Blank, dim, and mirror your screens in a multi-monitor setup
Scraps are floating regions that can be used to cover up parts of the screen. They can consist of solid colors or images (with an easy way to capture what's under the scrap) with varying opacity. You can create a scrap by clicking the New Scrap icon in the main Multiscreen Blank window or from the tray icon. Drag the middle of the scrap or use arrow keys to reposition; drag the corners or edges of the scrap or use Shift+Arrow to resize; and right-click inside the scrap for various options.
You can adjust opacity of a scrap by rolling your mouse wheel. Color defaults to black but you can pick any solid RGB color for the background in the right-click menu.
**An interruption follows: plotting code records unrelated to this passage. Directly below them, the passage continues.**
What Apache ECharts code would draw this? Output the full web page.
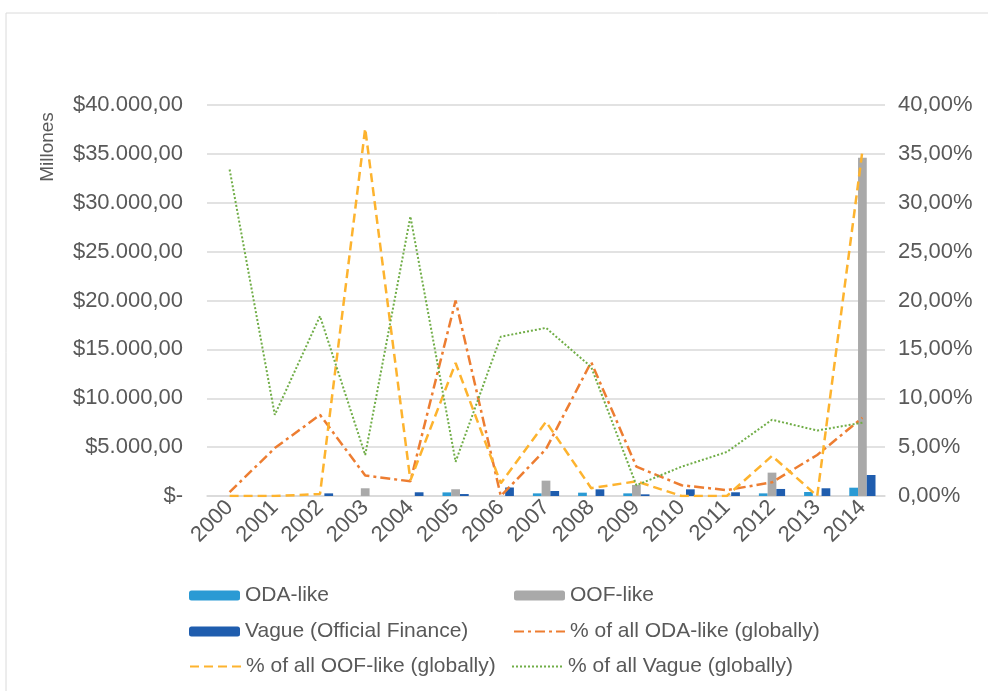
<!DOCTYPE html>
<html>
<head>
<meta charset="utf-8">
<title>ODA / OOF / Vague</title>
<script src="https://cdn.jsdelivr.net/npm/echarts@6/dist/echarts.min.js"></script>
<style>
  html, body { margin: 0; padding: 0; background: #fff; }
  #chart { width: 988px; height: 691px; }
</style>
</head>
<body>
<div id="chart"></div>
<script>
// years on the x axis
var years = ['2000', '2001', '2002', '2003', '2004', '2005', '2006', '2007',
             '2008', '2009', '2010', '2011', '2012', '2013', '2014'];

// bars, millions of dollars (left axis)
var odaLike = [0, 0, 0, 0, 0, 370, 0, 270, 340, 270, 0, 0, 270, 410, 850];
var oofLike = [0, 0, 0, 790, 0, 690, 0, 1570, 0, 1130, 0, 0, 2390, 0, 34600];
var vagueOF = [0, 0, 270, 0, 380, 200, 870, 510, 680, 170, 680, 380, 720, 790, 2150];

// lines, share of global total in % (right axis)
var odaPct = [0.4, 4.9, 8.3, 2.1, 1.5, 20.0, 0.0, 4.8, 13.7, 3.0, 1.1, 0.6, 1.4, 4.2, 8.0];
var oofPct = [0, 0, 0.2, 37.6, 1.6, 13.6, 1.3, 7.6, 0.8, 1.5, 0, 0, 4.1, 0, 35.3];
var vaguePct = [33.4, 8.3, 18.4, 4.2, 28.6, 3.5, 16.3, 17.2, 13.2, 1.1, 3.0, 4.5, 7.8, 6.7, 7.5];

var names = ['ODA-like', 'OOF-like', 'Vague (Official Finance)',
             '% of all ODA-like (globally)', '% of all OOF-like (globally)', '% of all Vague (globally)'];

var txt = '#595959';
var font = 'Liberation Sans, Arial, sans-serif';

// $40.000,00 style
function money(v) {
    if (v === 0) return '$-';
    var s = String(Math.round(v)).replace(/\B(?=(\d{3})+(?!\d))/g, '.');
    return '$' + s + ',00';
}

function pct(v) {
    return v.toFixed(2).replace('.', ',') + '%';
}

// one legend per item, placed like the excel legend
// isLine: hide the symbol dot, keep only the dashed line
function legendAt(name, left, top, isLine) {
    var lg = {
        data: [name],
        left: left,
        top: top,
        itemWidth: 51,
        itemHeight: 10,
        itemGap: 0,
        selectedMode: false,
        textStyle: { color: txt, fontSize: 21, fontFamily: font }
    };
    if (isLine) {
        lg.itemStyle = { opacity: 0 };
    }
    return lg;
}

var myChart = echarts.init(document.getElementById('chart'));

var option = {
    animation: false,
    backgroundColor: '#fff',
    graphic: [
        {
            type: 'rect',
            shape: { x: 6, y: 13, width: 1000, height: 700 },
            style: { fill: 'none', stroke: '#DADADA', lineWidth: 1 }
        },
        {
            type: 'text',
            x: 48,
            y: 147,
            rotation: Math.PI / 2,
            style: {
                text: 'Millones', fill: txt, fontSize: 19, fontFamily: font,
                align: 'center', verticalAlign: 'middle'
            }
        }
    ],
    legend: [
        legendAt(names[0], 184, 580),
        legendAt(names[1], 509, 580),
        legendAt(names[2], 184, 616),
        legendAt(names[3], 508, 616, true),
        legendAt(names[4], 184, 651, true),
        legendAt(names[5], 506, 651, true)
    ],
    grid: { left: 207, right: 103, top: 105, bottom: 195 },
    xAxis: {
        type: 'category',
        data: years,
        axisTick: { show: false },
        axisLine: { lineStyle: { color: '#D9D9D9', width: 1.5 } },
        axisLabel: { color: txt, fontSize: 22, fontFamily: font, rotate: 45, margin: 8 }
    },
    yAxis: [
        {
            type: 'value',
            min: 0,
            max: 40000,
            interval: 5000,
            axisLine: { show: false },
            axisTick: { show: false },
            splitLine: { lineStyle: { color: '#D9D9D9', width: 1.5 } },
            axisLabel: { color: txt, fontSize: 22, fontFamily: font, margin: 24, formatter: money }
        },
        {
            type: 'value',
            min: 0,
            max: 40,
            interval: 5,
            axisLine: { show: false },
            axisTick: { show: false },
            splitLine: { show: false },
            axisLabel: { color: txt, fontSize: 22, fontFamily: font, margin: 13, formatter: pct }
        }
    ],
    series: [
        { name: names[0], type: 'bar', data: odaLike, barGap: '0%', barCategoryGap: '42%',
          itemStyle: { color: '#2A9AD4' } },
        { name: names[1], type: 'bar', data: oofLike, itemStyle: { color: '#A9A9A9' } },
        { name: names[2], type: 'bar', data: vagueOF, itemStyle: { color: '#1F5DAE' } },
        { name: names[3], type: 'line', yAxisIndex: 1, data: odaPct, symbol: 'none',
          itemStyle: { color: '#ED7D31' },
          lineStyle: { color: '#ED7D31', width: 2.5, type: [10, 4, 3, 4] } },
        { name: names[4], type: 'line', yAxisIndex: 1, data: oofPct, symbol: 'none',
          itemStyle: { color: '#FDB32E' },
          lineStyle: { color: '#FDB32E', width: 2.5, type: [9, 5] } },
        { name: names[5], type: 'line', yAxisIndex: 1, data: vaguePct, symbol: 'none',
          itemStyle: { color: '#70AD47' },
          lineStyle: { color: '#70AD47', width: 2, type: [2, 2] } }
    ]
};

myChart.setOption(option);
</script>
</body>
</html>
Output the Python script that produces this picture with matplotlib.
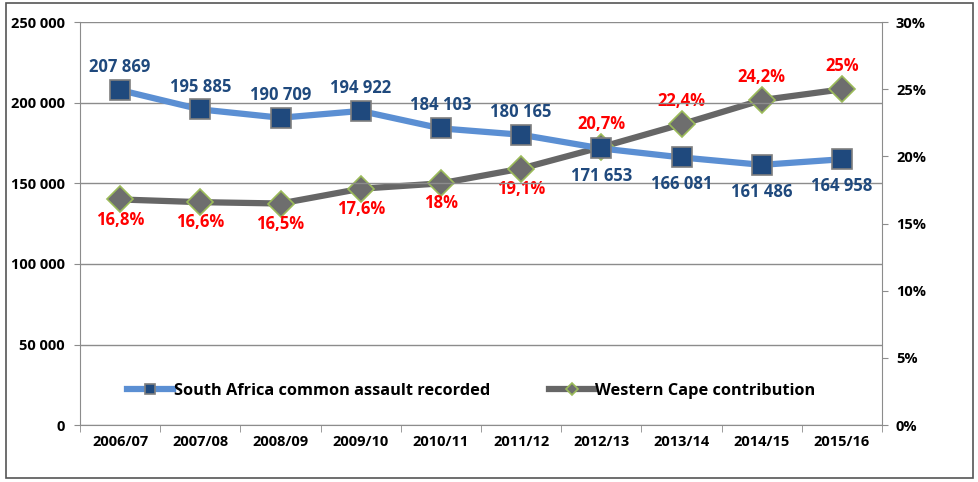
import matplotlib.pyplot as plt
from matplotlib.patches import Rectangle

years = ["2006/07", "2007/08", "2008/09", "2009/10", "2010/11",
         "2011/12", "2012/13", "2013/14", "2014/15", "2015/16"]
sa_assault = [207869, 195885, 190709, 194922, 184103, 180165, 171653, 166081, 161486, 164958]
wc_share = [16.8, 16.6, 16.5, 17.6, 18.0, 19.1, 20.7, 22.4, 24.2, 25.0]
wc_labels = ["16,8%", "16,6%", "16,5%", "17,6%", "18%", "19,1%", "20,7%", "22,4%", "24,2%", "25%"]

plt.rcParams['font.family'] = ['Open Sans', 'DejaVu Sans']

fig = plt.figure(figsize=(9.79, 4.82), dpi=100)
ax = fig.add_axes([0.0817, 0.118, 0.8193, 0.836])
ax2 = ax.twinx()

x = list(range(len(years)))

# left axis: South Africa counts
ax.plot(x, sa_assault, color="#5B8FD3", lw=4.5, marker="s", ms=15,
        mfc="#1F497D", mec="#7F7F7F", mew=1.2, zorder=3,
        label="South Africa common assault recorded")
ax.set_ylim(0, 250000)
ax.set_yticks(range(0, 250001, 50000))
ax.set_yticklabels([f"{v:,}".replace(",", " ") for v in range(0, 250001, 50000)])
ax.grid(axis="y", color="#8C8C8C", lw=1)
ax.set_axisbelow(True)

# right axis: Western Cape share
ax2.plot(x, wc_share, color="#666666", lw=4.5, marker="D", ms=13,
         mfc="#6E6E6E", mec="#9BBB59", mew=1.2, zorder=4,
         label="Western Cape contribution")
ax2.set_ylim(0, 30)
ax2.set_yticks(range(0, 31, 5))
ax2.set_yticklabels([f"{v}%" for v in range(0, 31, 5)])

ax.set_zorder(ax2.get_zorder() + 1)
ax.patch.set_visible(False)

ax.set_xlim(-0.5, len(years) - 0.5)
ax.set_xticks(x)
ax.set_xticklabels(years)
ax.set_xticks([i + 0.5 for i in range(-1, len(years))], minor=True)
ax.tick_params(axis="x", which="major", length=0, pad=7)
ax.tick_params(axis="x", which="minor", length=5, color="#8C8C8C")

for a in (ax, ax2):
    for s in a.spines.values():
        s.set_visible(False)
ax.spines["left"].set_visible(True)
ax.spines["bottom"].set_visible(True)
ax2.spines["right"].set_visible(True)
for s in (ax.spines["left"], ax.spines["bottom"], ax2.spines["right"]):
    s.set_color("#8C8C8C")

ax.tick_params(axis="y", length=4, color="#8C8C8C", pad=7)
ax2.tick_params(axis="y", length=4, color="#8C8C8C", pad=6)
for lab in ax.get_xticklabels() + ax.get_yticklabels() + ax2.get_yticklabels():
    lab.set_fontweight("bold")
    lab.set_fontsize(10.5)

# data labels
for i, v in enumerate(sa_assault):
    above = i < 6
    ax.annotate(f"{v:,}".replace(",", " "), (i, v),
                xytext=(0, 10 if above else -13), textcoords="offset points",
                ha="center", va="bottom" if above else "top",
                color="#1F497D", fontsize=12, fontweight="bold", zorder=6)
for i, v in enumerate(wc_share):
    above = i >= 6
    ax2.annotate(wc_labels[i], (i, v),
                 xytext=(0, 10 if above else -8), textcoords="offset points",
                 ha="center", va="bottom" if above else "top",
                 color="#FF0000", fontsize=12, fontweight="bold", zorder=6)

h1, l1 = ax.get_legend_handles_labels()
h2, l2 = ax2.get_legend_handles_labels()
leg = ax.legend(h1 + h2, l1 + l2, loc="center left", bbox_to_anchor=(0.04, 0.085),
                ncol=2, frameon=False, columnspacing=3.6, handlelength=2.8,
                handletextpad=0.05, markerscale=0.5,
                prop={"weight": "bold", "size": 11.8})

fig.patches.append(Rectangle((0.006, 0.008), 0.988, 0.985, transform=fig.transFigure,
                             fill=False, edgecolor="#555555", lw=1.2))

fig.savefig("out.png", dpi=100)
A scrap can display an image either by taking a screenshot of whatever is underneath it, or by loading from a file. Note that the screenshot will only be updated at the time of initial capture.
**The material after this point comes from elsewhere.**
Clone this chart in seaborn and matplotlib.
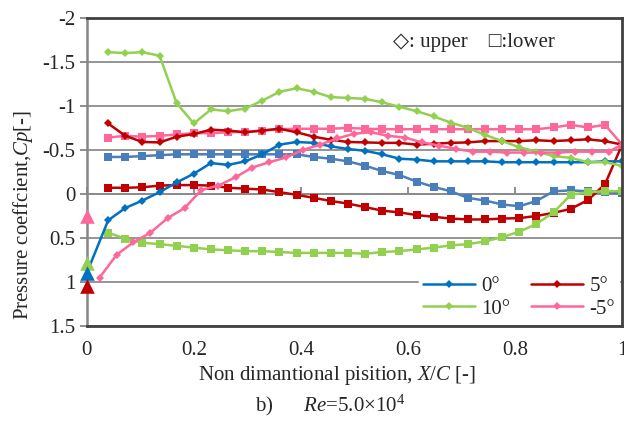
import pandas as pd
import seaborn as sns
from matplotlib import pyplot as plt

# pressure tap positions X/C
x_tap = [0.04, 0.072, 0.104, 0.136, 0.168, 0.2, 0.232, 0.264, 0.296, 0.328, 0.36,
         0.392, 0.424, 0.456, 0.488, 0.52, 0.552, 0.584, 0.616, 0.648, 0.68, 0.712,
         0.744, 0.776, 0.808, 0.84, 0.872, 0.904, 0.936, 0.968, 1.0]
# -5 deg upper surface taps sit a bit further forward
x_tap_m5 = [0.024, 0.056, 0.087, 0.119, 0.151, 0.183, 0.214, 0.246, 0.278, 0.309, 0.341,
            0.373, 0.404, 0.436, 0.468, 0.5, 0.531, 0.563, 0.595, 0.626, 0.658, 0.69,
            0.722, 0.753, 0.785, 0.817, 0.848, 0.88, 0.912, 0.943, 0.975, 1.0]

# leading edge (stagnation) Cp at X/C = 0
x_le = 0.0
cp_le_0 = 0.90
cp_le_5 = 1.05
cp_le_10 = 0.79
cp_le_m5 = 0.25

cp_0_upper = [0.30, 0.16, 0.075, -0.02, -0.13, -0.23, -0.35, -0.33, -0.37, -0.45, -0.56,
              -0.59, -0.58, -0.54, -0.51, -0.49, -0.45, -0.40, -0.39, -0.37, -0.37, -0.37,
              -0.37, -0.36, -0.36, -0.36, -0.36, -0.36, -0.36, -0.37, -0.37]
cp_0_lower = [-0.42, -0.42, -0.43, -0.44, -0.45, -0.45, -0.45, -0.45, -0.45, -0.45, -0.45,
              -0.45, -0.42, -0.40, -0.37, -0.32, -0.26, -0.215, -0.14, -0.08, -0.03, 0.045,
              0.075, 0.12, 0.14, 0.08, -0.03, -0.04, -0.03, -0.02, -0.01]
cp_5_upper = [-0.80, -0.66, -0.59, -0.585, -0.65, -0.68, -0.73, -0.72, -0.70, -0.72, -0.74,
              -0.70, -0.65, -0.615, -0.59, -0.585, -0.58, -0.58, -0.56, -0.57, -0.58, -0.585,
              -0.60, -0.60, -0.60, -0.61, -0.60, -0.61, -0.62, -0.60, -0.56]
cp_5_lower = [-0.07, -0.07, -0.075, -0.095, -0.10, -0.10, -0.095, -0.07, -0.06, -0.05, -0.02,
              0.01, 0.045, 0.08, 0.11, 0.15, 0.19, 0.21, 0.24, 0.26, 0.28, 0.29,
              0.29, 0.28, 0.275, 0.25, 0.215, 0.17, 0.07, -0.11, -0.56]
cp_10_upper = [-1.61, -1.60, -1.61, -1.57, -1.03, -0.80, -0.96, -0.94, -0.97, -1.06, -1.16,
               -1.20, -1.16, -1.10, -1.09, -1.08, -1.04, -0.99, -0.94, -0.88, -0.81, -0.75,
               -0.67, -0.60, -0.53, -0.48, -0.43, -0.41, -0.36, -0.36, -0.32]
cp_10_lower = [0.44, 0.51, 0.555, 0.57, 0.59, 0.61, 0.63, 0.64, 0.65, 0.65, 0.66,
               0.67, 0.67, 0.67, 0.67, 0.68, 0.66, 0.65, 0.63, 0.61, 0.585, 0.57,
               0.54, 0.49, 0.43, 0.34, 0.21, 0.01, -0.02, -0.03, -0.03]
cp_m5_upper = [0.95, 0.69, 0.55, 0.44, 0.275, 0.16, -0.045, -0.095, -0.19, -0.30, -0.36,
               -0.415, -0.50, -0.56, -0.63, -0.685, -0.70, -0.66, -0.64, -0.585, -0.55, -0.51,
               -0.48, -0.48, -0.47, -0.47, -0.47, -0.47, -0.48, -0.48, -0.48, -0.56]
cp_m5_lower = [-0.64, -0.66, -0.65, -0.66, -0.675, -0.69, -0.69, -0.70, -0.705, -0.72, -0.735,
               -0.74, -0.74, -0.74, -0.75, -0.74, -0.735, -0.735, -0.735, -0.735, -0.735, -0.735,
               -0.735, -0.735, -0.735, -0.735, -0.755, -0.785, -0.755, -0.785, -0.56]

legend_labels = ["0°", "5°", "10°", "-5°"]
xtick_vals = [0, 0.2, 0.4, 0.6, 0.8, 1.0]
xtick_labels = ["0", "0.2", "0.4", "0.6", "0.8", "1"]
ytick_vals = [-2, -1.5, -1, -0.5, 0, 0.5, 1, 1.5]
ytick_labels = ["-2", "-1.5", "-1", "-0.5", "0", "0.5", "1", "1.5"]

blue, blue_l = "#0070C0", "#4A7EBB"
red = "#C00000"
green = "#92D050"
pink = "#FF6699"

sns.set_theme(style="white")
plt.rcParams['font.family'] = ['Liberation Serif', 'DejaVu Sans']
plt.rcParams['mathtext.fontset'] = 'custom'
plt.rcParams['mathtext.rm'] = 'Liberation Serif'
plt.rcParams['mathtext.it'] = 'Liberation Serif:italic'
fs = 15

fig = plt.figure(figsize=(6.24, 4.25), dpi=100)
ax = fig.add_axes([0.139, 0.233, 0.858, 0.725])

lw = 1.8
up = dict(marker="D", markersize=4.5, markeredgewidth=0, linewidth=lw, estimator=None, sort=False)
lo = dict(marker="s", markersize=5.5, markeredgewidth=0, linewidth=lw, estimator=None, sort=False)

# lower surfaces (squares)
sns.lineplot(x=x_tap, y=cp_0_lower, color=blue_l, ax=ax, **lo)
sns.lineplot(x=x_tap, y=cp_5_lower, color=red, ax=ax, **lo)
sns.lineplot(x=x_tap, y=cp_10_lower, color=green, ax=ax, **lo)
sns.lineplot(x=x_tap, y=cp_m5_lower, color=pink, ax=ax, **lo)

# upper surfaces (diamonds); the 0 deg one starts from the leading edge point
sns.lineplot(x=[x_le] + x_tap, y=[cp_le_0] + cp_0_upper, color=blue, ax=ax,
             markevery=slice(1, None), label=legend_labels[0], **up)
sns.lineplot(x=x_tap, y=cp_5_upper, color=red, ax=ax, label=legend_labels[1], **up)
sns.lineplot(x=x_tap, y=cp_10_upper, color=green, ax=ax, label=legend_labels[2], **up)
sns.lineplot(x=x_tap_m5, y=cp_m5_upper, color=pink, ax=ax, label=legend_labels[3], **up)

# leading edge triangles
for cp, c in zip([cp_le_m5, cp_le_10, cp_le_0, cp_le_5], [pink, green, blue, red]):
    sns.scatterplot(x=[x_le], y=[cp], color=c, marker="^", s=110, linewidth=0,
                    ax=ax, clip_on=False, zorder=5)

ax.set_xlim(0, 1)
ax.set_ylim(1.5, -2)
ax.set_yticks(ytick_vals)
ax.set_yticklabels(ytick_labels, fontsize=fs)
ax.set_xticks(xtick_vals)
ax.set_xticklabels(xtick_labels, fontsize=fs)
ax.tick_params(axis="x", length=0, pad=11)
ax.tick_params(axis="y", direction="out", length=5, width=1.3, color="#868686", pad=3, left=True)
ax.yaxis.grid(True, color="#8c8c8c", linewidth=1.3)
ax.set_axisbelow(True)

for side in ["top", "right", "bottom"]:
    ax.spines[side].set_color("#404040")
    ax.spines[side].set_linewidth(2)
ax.spines["left"].set_color("#868686")
ax.spines["left"].set_linewidth(1.8)

# horizontal axis line crosses at Cp = 0 with its own ticks
y_lo, y_hi = ax.get_ylim()
sec = ax.secondary_xaxis((0 - y_lo) / (y_hi - y_lo))
sec.set_xticks(xtick_vals)
sec.tick_params(direction="in", length=5, width=1.3, color="#868686", labelbottom=False)
sec.spines["bottom"].set_color("#868686")
sec.spines["bottom"].set_linewidth(1.3)

ax.set_xlabel("Non dimantional pisition, $\\mathit{X/C}$ [-]", fontsize=fs)
ax.xaxis.set_label_coords(0.467, -0.125)
ax.set_ylabel("Pressure coeffcient,$\\mathit{Cp}$[-]", fontsize=fs)
ax.yaxis.set_label_coords(-0.097, 0.36)

handles, labels = ax.get_legend_handles_labels()
order = [0, 2, 1, 3]
leg = ax.legend([handles[i] for i in order], [labels[i] for i in order], ncol=2,
                loc="lower right", fontsize=fs, frameon=True, fancybox=False,
                facecolor="white", edgecolor="white", framealpha=1,
                handlelength=2.5, columnspacing=1.0, handletextpad=0.3,
                borderpad=0.2, labelspacing=0.15, borderaxespad=0.15)
for h in leg.legend_handles:
    h.set_markersize(4)

ax.text(0.723, 0.919, "◇: upper    □:lower", transform=ax.transAxes, fontsize=fs,
        ha="center", va="center", family=["Liberation Serif", "DejaVu Sans"])

fig.text(255 / 624, 1 - 405 / 425, "b)      $\\mathit{Re}$=5.0×10$^4$", fontsize=fs,
         ha="left", va="center")

fig.savefig("out.png", dpi=100)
You can apply filters to the image – Invert, Grayscale, and Pixelize. The Pixelize filter can temporarily blur out parts of the screen for privacy (though note that this is not actually secure if someone has access to the mouse or keyboard)
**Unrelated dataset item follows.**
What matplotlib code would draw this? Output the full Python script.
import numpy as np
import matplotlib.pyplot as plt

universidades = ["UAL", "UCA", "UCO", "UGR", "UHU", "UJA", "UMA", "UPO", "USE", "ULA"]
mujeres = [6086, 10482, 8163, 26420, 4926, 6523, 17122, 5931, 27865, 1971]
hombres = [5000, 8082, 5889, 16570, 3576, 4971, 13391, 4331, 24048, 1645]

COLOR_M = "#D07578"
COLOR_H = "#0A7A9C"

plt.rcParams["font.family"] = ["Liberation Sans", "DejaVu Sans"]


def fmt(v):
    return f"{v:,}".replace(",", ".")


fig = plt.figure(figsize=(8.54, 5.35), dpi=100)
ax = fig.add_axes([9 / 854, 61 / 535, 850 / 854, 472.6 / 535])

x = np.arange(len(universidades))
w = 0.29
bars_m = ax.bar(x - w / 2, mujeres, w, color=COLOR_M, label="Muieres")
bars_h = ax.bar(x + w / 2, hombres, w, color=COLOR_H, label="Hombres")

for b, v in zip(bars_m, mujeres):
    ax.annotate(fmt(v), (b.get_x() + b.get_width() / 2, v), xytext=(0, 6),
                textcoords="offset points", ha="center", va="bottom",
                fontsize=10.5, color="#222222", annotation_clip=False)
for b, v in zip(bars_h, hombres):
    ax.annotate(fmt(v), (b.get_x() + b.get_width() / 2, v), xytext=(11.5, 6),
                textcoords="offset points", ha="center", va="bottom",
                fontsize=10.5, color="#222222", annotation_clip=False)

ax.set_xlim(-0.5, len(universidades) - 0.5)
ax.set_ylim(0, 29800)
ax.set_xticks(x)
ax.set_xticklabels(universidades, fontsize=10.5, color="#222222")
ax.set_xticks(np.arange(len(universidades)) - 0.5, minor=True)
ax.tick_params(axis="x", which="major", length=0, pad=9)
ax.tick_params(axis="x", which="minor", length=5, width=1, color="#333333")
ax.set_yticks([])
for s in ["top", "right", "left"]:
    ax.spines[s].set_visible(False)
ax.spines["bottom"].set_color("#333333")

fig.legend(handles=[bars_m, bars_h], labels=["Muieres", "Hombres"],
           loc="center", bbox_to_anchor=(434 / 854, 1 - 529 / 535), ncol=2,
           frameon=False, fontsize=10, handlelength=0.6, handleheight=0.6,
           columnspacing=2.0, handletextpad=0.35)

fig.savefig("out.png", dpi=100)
Using the Invert filter together with a 50% opacity will allow you to quickly pixel-diff parts of your screen – identical portions of the image will be 50% gray while differences will be visible against the gray background.
If you want to define custom shapes, load an image with a background color representing transparent regions and then set the key color to that background color. Any regions matching the key color will be transparent and allow clicking through whatever is underneath.
You can quickly clone an existing scrap to copy its current color, image (including filters), location, and other properties.
Scraps default to being on top of other windows. You can change their position to be in line with other windows or behind them, which will allow you to cover up things like desktop wallpaper without covering your program.
You can also fill the width and/or height of the current monitor. This will move the scrap as needed to fit exactly within the dimensions of the monitor that contains the largest part of the scrap. And if you need to set exact coordinates, you can do that as well.
You can right-click on a scrap and copy a command line that you can then use to restore that scrap – size, position, color, opacity, and so on. If necessary, you will be prompted to save the existing image to disk somewhere, and the generated command will point to wherever the image was saved so you can fully restore it!